# JOB:
In the copy, keep every record exact and leave out all images.

# INPUT MATERIAL:
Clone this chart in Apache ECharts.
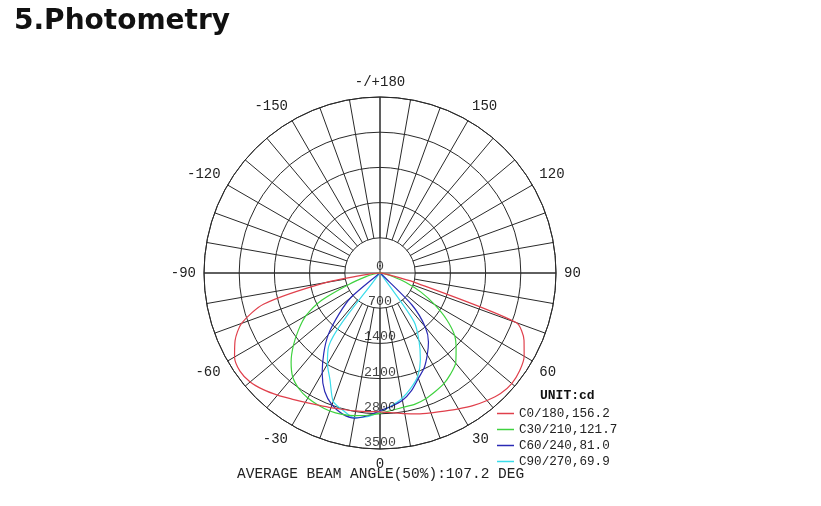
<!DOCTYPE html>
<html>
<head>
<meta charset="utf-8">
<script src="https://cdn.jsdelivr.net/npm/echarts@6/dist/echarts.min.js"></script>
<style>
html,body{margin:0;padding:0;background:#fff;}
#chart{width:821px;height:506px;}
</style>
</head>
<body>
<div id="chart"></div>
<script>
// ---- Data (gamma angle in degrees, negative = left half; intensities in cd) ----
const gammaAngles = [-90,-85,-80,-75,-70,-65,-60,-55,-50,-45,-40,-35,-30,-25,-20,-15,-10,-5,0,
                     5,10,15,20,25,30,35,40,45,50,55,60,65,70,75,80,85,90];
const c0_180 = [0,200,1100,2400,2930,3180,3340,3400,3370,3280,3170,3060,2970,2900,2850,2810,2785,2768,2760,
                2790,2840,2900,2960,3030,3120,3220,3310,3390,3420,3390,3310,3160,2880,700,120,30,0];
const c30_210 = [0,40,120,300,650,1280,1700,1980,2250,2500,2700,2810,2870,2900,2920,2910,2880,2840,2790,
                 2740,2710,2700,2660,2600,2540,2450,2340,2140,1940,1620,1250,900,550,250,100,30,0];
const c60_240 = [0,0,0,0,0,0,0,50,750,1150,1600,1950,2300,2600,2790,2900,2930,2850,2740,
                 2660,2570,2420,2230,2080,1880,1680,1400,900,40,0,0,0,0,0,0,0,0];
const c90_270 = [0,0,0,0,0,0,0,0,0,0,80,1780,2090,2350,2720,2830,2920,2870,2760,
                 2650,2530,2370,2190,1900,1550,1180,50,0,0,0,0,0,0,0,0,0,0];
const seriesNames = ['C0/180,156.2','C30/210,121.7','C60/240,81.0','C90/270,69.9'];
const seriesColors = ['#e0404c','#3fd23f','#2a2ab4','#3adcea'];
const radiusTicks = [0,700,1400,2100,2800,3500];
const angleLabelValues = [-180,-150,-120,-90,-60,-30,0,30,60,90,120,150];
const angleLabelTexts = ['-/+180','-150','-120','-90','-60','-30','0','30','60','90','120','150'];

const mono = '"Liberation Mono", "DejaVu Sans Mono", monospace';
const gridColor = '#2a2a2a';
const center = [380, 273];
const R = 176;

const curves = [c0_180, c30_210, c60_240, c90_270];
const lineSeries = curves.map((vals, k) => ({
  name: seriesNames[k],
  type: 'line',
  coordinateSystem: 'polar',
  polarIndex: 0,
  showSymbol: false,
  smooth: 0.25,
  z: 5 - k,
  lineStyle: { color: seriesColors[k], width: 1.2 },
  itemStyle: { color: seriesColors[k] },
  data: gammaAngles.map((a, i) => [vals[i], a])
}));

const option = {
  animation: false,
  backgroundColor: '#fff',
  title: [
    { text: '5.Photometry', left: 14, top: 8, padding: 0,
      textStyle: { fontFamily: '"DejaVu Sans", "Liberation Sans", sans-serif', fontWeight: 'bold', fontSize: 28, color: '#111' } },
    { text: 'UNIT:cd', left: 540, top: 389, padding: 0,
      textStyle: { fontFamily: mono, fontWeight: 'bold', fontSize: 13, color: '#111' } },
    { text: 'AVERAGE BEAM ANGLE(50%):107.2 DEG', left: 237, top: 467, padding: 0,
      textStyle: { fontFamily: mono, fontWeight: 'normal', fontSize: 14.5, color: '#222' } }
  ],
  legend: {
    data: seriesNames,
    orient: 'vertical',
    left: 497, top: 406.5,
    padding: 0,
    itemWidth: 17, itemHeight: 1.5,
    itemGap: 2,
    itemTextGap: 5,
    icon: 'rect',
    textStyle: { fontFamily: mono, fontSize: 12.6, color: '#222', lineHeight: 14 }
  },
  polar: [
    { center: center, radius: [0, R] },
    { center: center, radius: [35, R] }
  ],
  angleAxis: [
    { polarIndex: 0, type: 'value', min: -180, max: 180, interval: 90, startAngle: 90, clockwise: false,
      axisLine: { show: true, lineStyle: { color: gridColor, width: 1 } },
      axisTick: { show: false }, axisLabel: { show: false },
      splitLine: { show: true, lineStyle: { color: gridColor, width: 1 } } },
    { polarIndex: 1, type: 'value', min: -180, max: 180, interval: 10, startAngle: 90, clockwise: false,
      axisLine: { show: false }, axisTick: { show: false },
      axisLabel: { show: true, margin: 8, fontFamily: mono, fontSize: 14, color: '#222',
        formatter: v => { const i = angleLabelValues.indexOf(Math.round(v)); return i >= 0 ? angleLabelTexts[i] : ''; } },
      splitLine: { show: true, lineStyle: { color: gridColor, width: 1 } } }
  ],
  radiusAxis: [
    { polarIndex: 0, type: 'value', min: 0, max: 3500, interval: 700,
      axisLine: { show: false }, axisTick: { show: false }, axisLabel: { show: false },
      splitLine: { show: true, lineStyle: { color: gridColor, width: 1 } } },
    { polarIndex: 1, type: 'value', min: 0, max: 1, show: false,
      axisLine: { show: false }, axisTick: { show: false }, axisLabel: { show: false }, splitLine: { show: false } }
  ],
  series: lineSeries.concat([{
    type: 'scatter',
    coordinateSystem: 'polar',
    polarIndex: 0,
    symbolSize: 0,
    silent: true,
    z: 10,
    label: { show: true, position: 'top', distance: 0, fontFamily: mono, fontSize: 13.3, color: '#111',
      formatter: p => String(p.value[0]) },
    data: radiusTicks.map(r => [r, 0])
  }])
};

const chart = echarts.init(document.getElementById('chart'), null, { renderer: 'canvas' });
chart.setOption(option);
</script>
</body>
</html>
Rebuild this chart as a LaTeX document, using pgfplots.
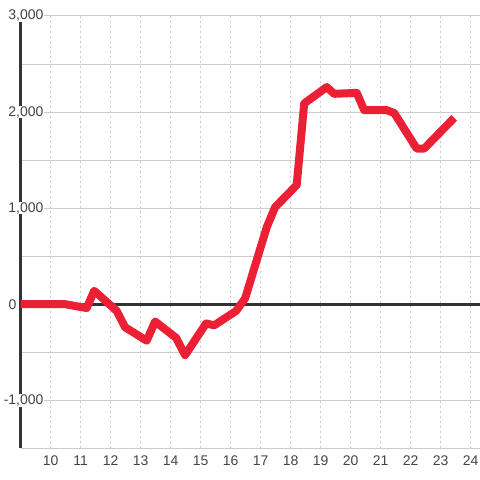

# TASK SOLUTION:
Clone this chart in Apache ECharts.
<!DOCTYPE html>
<html>
<head>
<meta charset="utf-8">
<script src="https://cdn.jsdelivr.net/npm/echarts@6/dist/echarts.min.js"></script>
<style>
html,body{margin:0;padding:0;background:#fff;}
#chart{width:821px;height:506px;}
</style>
</head>
<body>
<div id="chart"></div>
<script>
// ---- Data (gamma angle in degrees, negative = left half; intensities in cd) ----
const gammaAngles = [-90,-85,-80,-75,-70,-65,-60,-55,-50,-45,-40,-35,-30,-25,-20,-15,-10,-5,0,
                     5,10,15,20,25,30,35,40,45,50,55,60,65,70,75,80,85,90];
const c0_180 = [0,200,1100,2400,2930,3180,3340,3400,3370,3280,3170,3060,2970,2900,2850,2810,2785,2768,2760,
                2790,2840,2900,2960,3030,3120,3220,3310,3390,3420,3390,3310,3160,2880,700,120,30,0];
const c30_210 = [0,40,120,300,650,1280,1700,1980,2250,2500,2700,2810,2870,2900,2920,2910,2880,2840,2790,
                 2740,2710,2700,2660,2600,2540,2450,2340,2140,1940,1620,1250,900,550,250,100,30,0];
const c60_240 = [0,0,0,0,0,0,0,50,750,1150,1600,1950,2300,2600,2790,2900,2930,2850,2740,
                 2660,2570,2420,2230,2080,1880,1680,1400,900,40,0,0,0,0,0,0,0,0];
const c90_270 = [0,0,0,0,0,0,0,0,0,0,80,1780,2090,2350,2720,2830,2920,2870,2760,
                 2650,2530,2370,2190,1900,1550,1180,50,0,0,0,0,0,0,0,0,0,0];
const seriesNames = ['C0/180,156.2','C30/210,121.7','C60/240,81.0','C90/270,69.9'];
const seriesColors = ['#e0404c','#3fd23f','#2a2ab4','#3adcea'];
const radiusTicks = [0,700,1400,2100,2800,3500];
const angleLabelValues = [-180,-150,-120,-90,-60,-30,0,30,60,90,120,150];
const angleLabelTexts = ['-/+180','-150','-120','-90','-60','-30','0','30','60','90','120','150'];

const mono = '"Liberation Mono", "DejaVu Sans Mono", monospace';
const gridColor = '#2a2a2a';
const center = [380, 273];
const R = 176;

const curves = [c0_180, c30_210, c60_240, c90_270];
const lineSeries = curves.map((vals, k) => ({
  name: seriesNames[k],
  type: 'line',
  coordinateSystem: 'polar',
  polarIndex: 0,
  showSymbol: false,
  smooth: 0.25,
  z: 5 - k,
  lineStyle: { color: seriesColors[k], width: 1.2 },
  itemStyle: { color: seriesColors[k] },
  data: gammaAngles.map((a, i) => [vals[i], a])
}));

const option = {
  animation: false,
  backgroundColor: '#fff',
  title: [
    { text: '5.Photometry', left: 14, top: 8, padding: 0,
      textStyle: { fontFamily: '"DejaVu Sans", "Liberation Sans", sans-serif', fontWeight: 'bold', fontSize: 28, color: '#111' } },
    { text: 'UNIT:cd', left: 540, top: 389, padding: 0,
      textStyle: { fontFamily: mono, fontWeight: 'bold', fontSize: 13, color: '#111' } },
    { text: 'AVERAGE BEAM ANGLE(50%):107.2 DEG', left: 237, top: 467, padding: 0,
      textStyle: { fontFamily: mono, fontWeight: 'normal', fontSize: 14.5, color: '#222' } }
  ],
  legend: {
    data: seriesNames,
    orient: 'vertical',
    left: 497, top: 406.5,
    padding: 0,
    itemWidth: 17, itemHeight: 1.5,
    itemGap: 2,
    itemTextGap: 5,
    icon: 'rect',
    textStyle: { fontFamily: mono, fontSize: 12.6, color: '#222', lineHeight: 14 }
  },
  polar: [
    { center: center, radius: [0, R] },
    { center: center, radius: [35, R] }
  ],
  angleAxis: [
    { polarIndex: 0, type: 'value', min: -180, max: 180, interval: 90, startAngle: 90, clockwise: false,
      axisLine: { show: true, lineStyle: { color: gridColor, width: 1 } },
      axisTick: { show: false }, axisLabel: { show: false },
      splitLine: { show: true, lineStyle: { color: gridColor, width: 1 } } },
    { polarIndex: 1, type: 'value', min: -180, max: 180, interval: 10, startAngle: 90, clockwise: false,
      axisLine: { show: false }, axisTick: { show: false },
      axisLabel: { show: true, margin: 8, fontFamily: mono, fontSize: 14, color: '#222',
        formatter: v => { const i = angleLabelValues.indexOf(Math.round(v)); return i >= 0 ? angleLabelTexts[i] : ''; } },
      splitLine: { show: true, lineStyle: { color: gridColor, width: 1 } } }
  ],
  radiusAxis: [
    { polarIndex: 0, type: 'value', min: 0, max: 3500, interval: 700,
      axisLine: { show: false }, axisTick: { show: false }, axisLabel: { show: false },
      splitLine: { show: true, lineStyle: { color: gridColor, width: 1 } } },
    { polarIndex: 1, type: 'value', min: 0, max: 1, show: false,
      axisLine: { show: false }, axisTick: { show: false }, axisLabel: { show: false }, splitLine: { show: false } }
  ],
  series: lineSeries.concat([{
    type: 'scatter',
    coordinateSystem: 'polar',
    polarIndex: 0,
    symbolSize: 0,
    silent: true,
    z: 10,
    label: { show: true, position: 'top', distance: 0, fontFamily: mono, fontSize: 13.3, color: '#111',
      formatter: p => String(p.value[0]) },
    data: radiusTicks.map(r => [r, 0])
  }])
};

const chart = echarts.init(document.getElementById('chart'), null, { renderer: 'canvas' });
chart.setOption(option);
</script>
</body>
</html>
Rebuild this chart as a LaTeX document, using pgfplots.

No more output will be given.